Não é a primeira vez que esta coluna faz sátira com estereótipos da extrema direita. O que não imaginava é que uma dessas publicações se tornaria ferramenta do próprio alvo da chacota.
Na semana passada, esta coluna fez uma sátira com as fake news que pipocam na deep web das "tias do zap". Não foi nenhuma novidade. Já haviam feito piada com usos de cachorros como ingrediente de refeições e usado todos os trocadilhos com sobrenomes como Benjamin Arrola e Jacinto Pinto para enganar os patriotas. Mas a torta na cara deu uma guinada de 180° e foi para a cara de quem tentava dar.
O texto alertava os "patriotas" sobre as ameaças do governo Lula. Uma delas seria a substituição do Ministério da Mulher para o chamado "Ministério de Todes", que iria instituir o uso do gênero neutro na língua portuguesa. Os temores incluíam a substituição do garfo e faca por foice e martelo, e a vinda de Mikhail Gorbatchov, que só não traria sua cadela Laika pois a tinha devorado no almoço.
Achava que os absurdos descartavam qualquer mal-entendido. Mas não podemos subestimar o poder da imaginação de quem acredita em mamadeira de piroca e kit gay.
Logo que a coluna foi publicada no site da Folha, recebi mensagens avisando que o texto estava sendo compartilhado por bolsonaristas, indignados com a criação do "Ministério de Todes".
"Caminhamos a passos largos para a destruição." "Quando o Brasil estiver no buraco mais fundo, faz o ‘L’." "Vai começar a palhaçada do Partido das Trevas!!! Ministério de Todes, escolas comunistas!"

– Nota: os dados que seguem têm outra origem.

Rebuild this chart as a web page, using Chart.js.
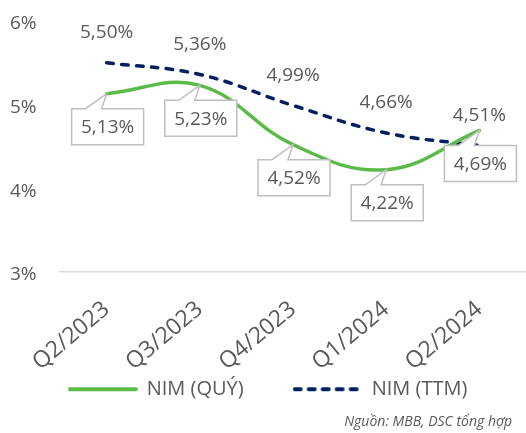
<!DOCTYPE html>
<html>
<head>
<meta charset="utf-8">
<script src="https://cdn.jsdelivr.net/npm/chart.js@4"></script>
<style>
  body { margin: 0; background: #fff; }
  #wrap { width: 526px; height: 433px; }
</style>
</head>
<body>
<div id="wrap"><canvas id="nim"></canvas></div>
<script>
const quarters = ['Q2/2023', 'Q3/2023', 'Q4/2023', 'Q1/2024', 'Q2/2024'];
const nimQuy = [5.13, 5.23, 4.52, 4.22, 4.69];
const nimTtm = [5.50, 5.36, 4.99, 4.66, 4.51];
const yTicks = [3, 4, 5, 6];
const sourceNote = 'Nguồn: MBB, DSC tổng hợp';

const grey = '#595959';
const green = '#5bbb47';
const navy = '#002060';
Chart.defaults.font.family = "'Open Sans', sans-serif";
Chart.defaults.color = grey;

function fmt(v) {
  return v.toFixed(2).replace('.', ',') + '%';
}

// little line samples for the legend (the built-in one drops the dash when using point styles)
function legendSwatch(color, dash) {
  const c = document.createElement('canvas');
  c.width = 70;
  c.height = 8;
  const g = c.getContext('2d');
  g.strokeStyle = color;
  g.lineWidth = 4;
  g.lineCap = 'round';
  g.setLineDash(dash);
  g.beginPath();
  g.moveTo(2, 4);
  g.lineTo(68, 4);
  g.stroke();
  return c;
}

// value labels: plain text above the TTM line, callout boxes under the quarterly line
const valueLabels = {
  id: 'valueLabels',
  afterDatasetsDraw(chart) {
    const ctx = chart.ctx;
    ctx.save();
    ctx.font = "19px 'Open Sans', sans-serif";
    ctx.fillStyle = grey;
    ctx.textAlign = 'center';
    ctx.textBaseline = 'middle';

    chart.getDatasetMeta(1).data.forEach((pt, i) => {
      ctx.fillText(fmt(nimTtm[i]), pt.x, pt.y - 30);
    });

    chart.getDatasetMeta(0).data.forEach((pt, i) => {
      const cx = pt.x + 1, w = 72, h = 36;
      const top = pt.y + 15, left = cx - w / 2, right = cx + w / 2;
      ctx.beginPath();
      ctx.moveTo(left, top);
      ctx.lineTo(cx - 22, top);
      ctx.lineTo(pt.x, pt.y);
      ctx.lineTo(cx - 6, top);
      ctx.lineTo(right, top);
      ctx.lineTo(right, top + h);
      ctx.lineTo(left, top + h);
      ctx.closePath();
      ctx.fillStyle = '#fff';
      ctx.fill();
      ctx.strokeStyle = '#bfbfbf';
      ctx.lineWidth = 1.5;
      ctx.stroke();
      ctx.fillStyle = grey;
      ctx.fillText(fmt(nimQuy[i]), cx, top + h / 2 + 1);
    });
    ctx.restore();
  },
  afterLayout(chart) {
    // rotated quarter labels run down past the legend's top edge; let them show
    chart.scales.x.bottom = chart.height;
    // pull the source note in from the right edge
    chart.boxes.forEach(b => {
      if (b.options && b.options.text === sourceNote) b.right -= 14;
    });
  }
};

new Chart(document.getElementById('nim'), {
  type: 'line',
  data: {
    labels: quarters,
    datasets: [{
      label: 'NIM (QUÝ)',
      data: nimQuy,
      borderColor: green,
      backgroundColor: green,
      borderWidth: 3.5,
      borderCapStyle: 'round',
      tension: 0.4,
      pointRadius: 0,
      pointStyle: legendSwatch(green, [])
    }, {
      label: 'NIM (TTM)',
      data: nimTtm,
      borderColor: navy,
      backgroundColor: navy,
      borderWidth: 3.5,
      borderCapStyle: 'round',
      borderDash: [6.5, 8.5],
      tension: 0.4,
      pointRadius: 0,
      pointStyle: legendSwatch(navy, [6, 8])
    }]
  },
  options: {
    responsive: true,
    maintainAspectRatio: false,
    animation: false,
    layout: { padding: { left: 10, top: 21, right: 0, bottom: 3 } },
    plugins: {
      tooltip: { enabled: false },
      legend: {
        position: 'bottom',
        labels: {
          usePointStyle: true,
          pointStyleWidth: 68,
          padding: 50,
          color: grey,
          font: { size: 20 }
        }
      },
      subtitle: {
        display: true,
        position: 'bottom',
        align: 'end',
        text: sourceNote,
        color: grey,
        font: { size: 14, style: 'italic', weight: 'normal' },
        padding: { top: 4, bottom: 0 }
      }
    },
    scales: {
      x: {
        offset: true,
        grid: { display: false, drawTicks: false },
        border: { display: true, color: '#d9d9d9', width: 1.5 },
        ticks: { minRotation: 40, maxRotation: 40, padding: 24, color: grey, font: { size: 23 } },
        afterFit(scale) { scale.height = 57.5; }
      },
      y: {
        min: 3,
        max: 6,
        grid: { display: false, drawTicks: false },
        border: { display: false },
        afterBuildTicks(scale) { scale.ticks = yTicks.map(v => ({ value: v })); },
        ticks: { padding: 0, crossAlign: 'far', labelOffset: 3, color: grey, font: { size: 19 }, callback: v => v + '%' },
        afterFit(scale) { scale.width = 50; }
      }
    }
  },
  plugins: [valueLabels]
});
</script>
</body>
</html>
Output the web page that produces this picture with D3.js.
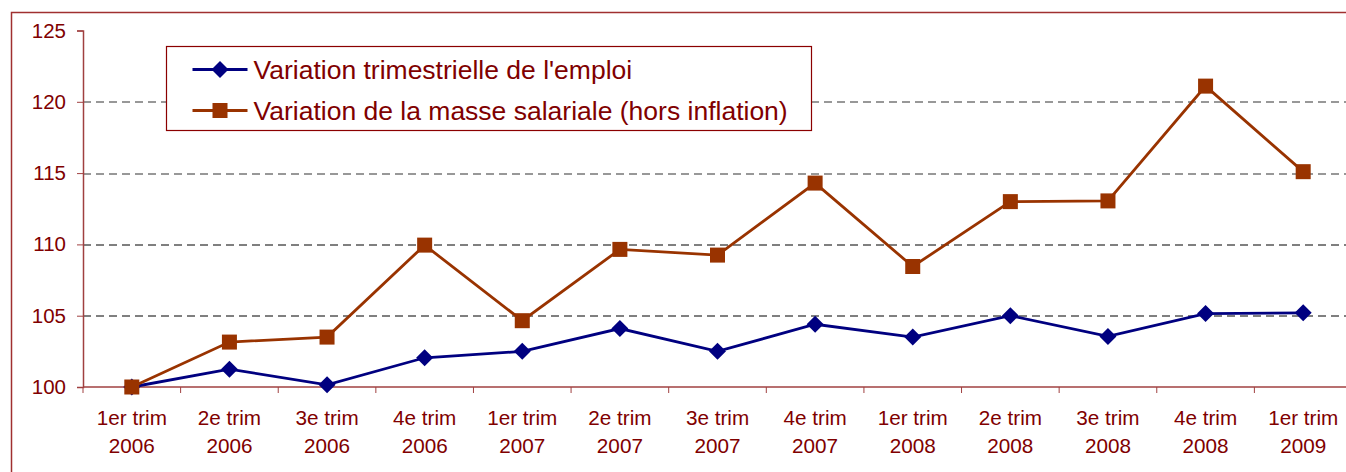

O presidente da Câmara dos Vereadores de Vitória, Davi Esmael (PSD), escreveu no Twitter: "Somos cristãos e jamais podemos abrir mão dos nossos princípios e valores. O texto revela o que nos aguarda num futuro próximo. Nossa luta jamais será em vão". Difícil entender tal repulsa do vereador. Como cristão, ele deveria conhecer a mensagem de Cristo —"ame o próximo como a si mesmo"—, o que inclui todos e todas, ou seja, todes. Quanto à luta de Esmael, sempre será em vão se for contra piadas de colunas de humor.
Sem falar que não há razão para se indignarem tanto com um "Ministério de Todes". Depois que o atual governo cortou 99% das verbas para as mulheres, finalmente seríamos contempladas em algum departamento.